Les intervenants venus pour revendiquer la libération de Merzoug Touati et des détenus d’opinion et pour la défense de la liberté d’expression et de toutes les libertés ont dénoncé à l’unanimité la répression policière. Pour eux, cette réaction du régime «prouve que le système est en fin de vie. Cela démontre aussi que la cause pour laquelle les militants sont sortis aujourd’hui est juste !» Le représentant du PST jure que cette marche n’est que partie remise : «Nous allons organiser une autre marche !»

Le représentant de la ligue de Tizi Ouzou a appelé à «l’union des rangs et de mettre de côté les drapeaux politiques pour revenir plus fort, car le système profite de la division qu’il entretient à sa faveur. Le séparatisme est encouragé par le pouvoir». De son côté, le collectif citoyen Le Pouvoir d’agir estime que «le pouvoir a décidé de museler toute la société et de restreindre toutes les libertés. Aujourd’hui, se taire équivaut à de la complicité». A ce titre, «il y a lieu de s’engager dans le combat pacifique pour imposer toutes les valeurs de la démocratie».

Dans une déclaration rendu publique, la LADDH a «rappelé aux pouvoirs publics l’obligation du respect des droits de réunion et de manifestation pacifique qui sont consacrés par la Constitution et le droit international ratifié par l’Algérie et appelle la population à demeurer dans le strict cadre pacifique qui doit être la seule réponse à la répression». La LADDH a réitéré «sa solidarité avec l’ensemble des détenus d’opinion et son appel à la libération de l’ensemble des détenus d’opinion et à l’examen sans délai du recours par la Cour suprême introduit par les avocats du blogueur Touati Merzoug pour sa libération».
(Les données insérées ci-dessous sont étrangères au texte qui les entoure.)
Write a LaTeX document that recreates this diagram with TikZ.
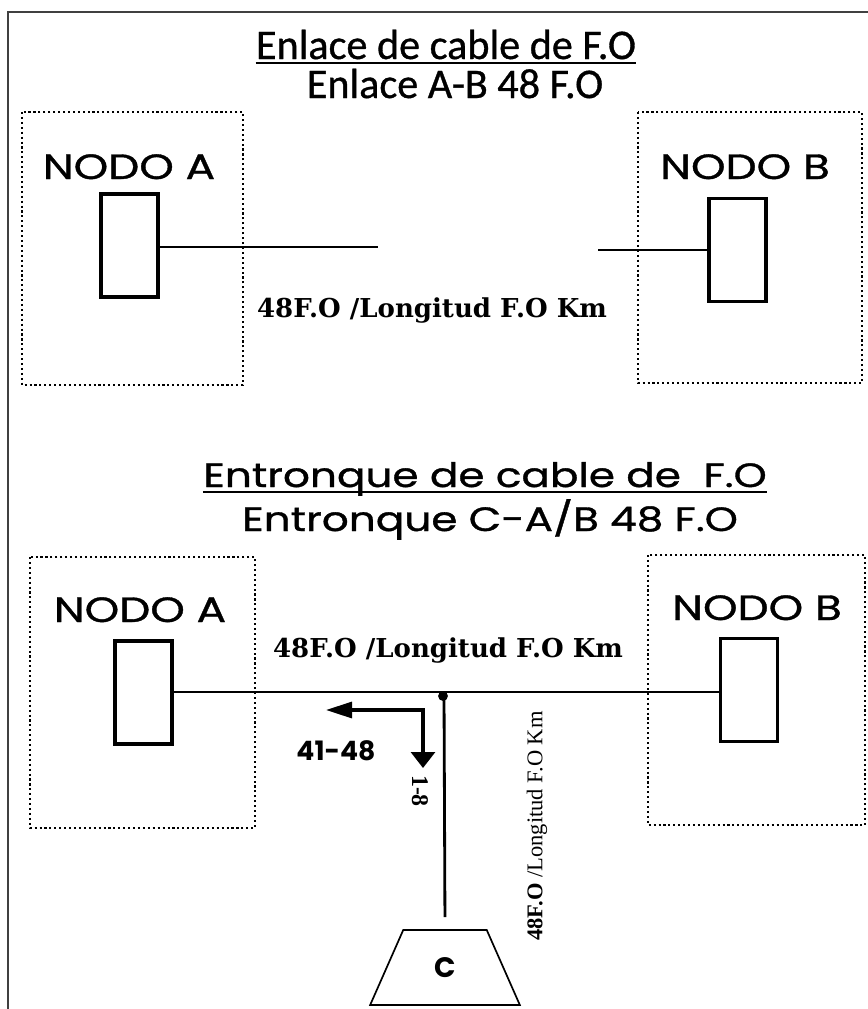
\documentclass[tikz,border=0pt]{standalone}
\usepackage{fontspec}
\setmainfont{Liberation Serif}
\newfontfamily\calibri[FakeBold=0.8]{Carlito}
\newfontfamily\gotica{Poppins}
\newfontfamily\goticaw[FakeStretch=1.25, FakeBold=1]{Poppins}
\newfontfamily\serifa{DejaVu Serif}
\usetikzlibrary{arrows.meta,shapes.geometric}
\begin{document}
\begin{tikzpicture}[x=0.025cm, y=-0.025cm,
    zona/.style={dotted, line width=1.5pt},
    equipo/.style={draw, line width=2.4pt, minimum width=1.42cm, minimum height=2.58cm, inner sep=0pt},
    cable/.style={line width=1.6pt},
    nodo/.style={anchor=base, inner sep=0pt, font=\goticaw\fontsize{25}{27}\selectfont},
    titulo/.style={anchor=base, inner sep=0pt, font=\calibri\fontsize{30}{32}\selectfont},
    titulob/.style={anchor=base, inner sep=0pt, font=\goticaw\fontsize{24}{26}\selectfont},
    etiqueta/.style={anchor=base, inner sep=0pt, font=\serifa\bfseries\fontsize{18.5}{20}\selectfont}]
\useasboundingbox (0,0) rectangle (868,1009);
% marco
\draw[line width=1.2pt, black!75] (868,12) -- (8,12) -- (8,1009);

% ---- enlace A-B ----
\node[titulo] (t1) at (446,59) {Enlace de cable de F.O};
\draw[line width=1.6pt] ([yshift=-3pt]t1.base west) -- ([yshift=-3pt]t1.base east);
\node[titulo] (t2) at (455,98) {Enlace A-B 48 F.O};
\draw[zona] (22,112) rectangle (243,385);
\draw[zona] (638,112) rectangle (862,383);
\node[nodo] (na1) at (129,179) {NODO A};
\node[nodo] (nb1) at (745,179) {NODO B};
\node[equipo] (ea1) at (129.5,245.5) {};
\node[equipo] (eb1) at (737.5,250) {};
\coordinate (fa1) at (378,247);
\coordinate (fb1) at (598,250);
\draw[cable] (ea1.east |- fa1) -- (fa1);
\draw[cable] (fb1) -- (eb1.west);
\node[etiqueta] (l1) at (432,317) {48F.O /Longitud F.O Km};

% ---- entronque C-A/B ----
\node[titulob] (t3) at (485,487) {Entronque de cable de \ F.O};
\draw[line width=1.6pt] ([yshift=-3.5pt]t3.base west) -- ([yshift=-3.5pt]t3.base east);
\node[titulob] (t4) at (490,531) {Entronque C-A/B 48 F.O};
\draw[zona] (30,557) rectangle (255,828);
\draw[zona] (648,555) rectangle (865,825);
\node[nodo] (na2) at (140,622) {NODO A};
\node[nodo] (nb2) at (757,620) {NODO B};
\node[equipo] (ea2) at (143.5,692.5) {};
\node[equipo] (eb2) at (749,690) {};
\coordinate (j) at (444,692);
\draw[cable] (ea2.east |- j) -- (j) -- (eb2.west |- j);
\node[etiqueta] (l2) at (448,657) {48F.O /Longitud F.O Km};
\fill (j) ++(-1,4) circle (3.5pt);
% derivacion
\node[draw, trapezium, trapezium angle=67.5, trapezium stretches=true,
      minimum width=3.75cm, minimum height=1.875cm, line width=1.2pt,
      font=\gotica\bfseries\fontsize{20}{22}\selectfont] (c) at (445,967.5) {C};
\draw[line width=2pt, shorten >=0.3cm] (j) -- (c.north);
\node[rotate=90, font=\fontsize{16}{18}\selectfont] (l3) at (537,826) {\textbf{48F.O} /Longitud F.O Km};
% fibras
\coordinate (esq) at (423,710);
\coordinate (fi) at (326,710);
\coordinate (fd) at (423,768);
\draw[line width=2.2pt, {Triangle[length=0.65cm,width=0.4cm]}-{Triangle[length=0.4cm,width=0.6cm]}] (fi) -- (esq) -- (fd);
\node[anchor=base, inner sep=0pt, font=\gotica\bfseries\fontsize{19}{21}\selectfont] (f1) at (336,760) {41-48};
\node[rotate=-90, font=\bfseries\fontsize{17}{19}\selectfont] (f2) at (420,791) {1-8};
\end{tikzpicture}
\end{document}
Dans un communiqué qui a été adressé à notre rédaction, le bureau régional du RCD a réagi à la répression. «Le RCD, qui a pris part à la marche initiée par le comité pour le libération de Touati Merzoug, à travers ses militants dénonce et condamne ce déploiement musclé de force pour empêcher une action pacifique appelant au respect des libertés et à la libération de tous les détenus d’opinion. Béjaïa, qui a lourdement souffert des atteintes aux libertés et tout récemment à la liberté d’initiative et d’investissement de ses opérateurs économiques, doit compter sur ses forces et la mobilisation de ses enfants pour mettre fin aux différents blocages et atteintes à ses droits», écrit le RCD.

Le blogueur Merzoug Touati est incarcéré depuis janvier 2017 pour avoir publié sur son blog, El Hogra, un entretien avec un diplomate israélien. Il se trouve actuellement à la prison de Blida pour purger sept ans de prison ferme.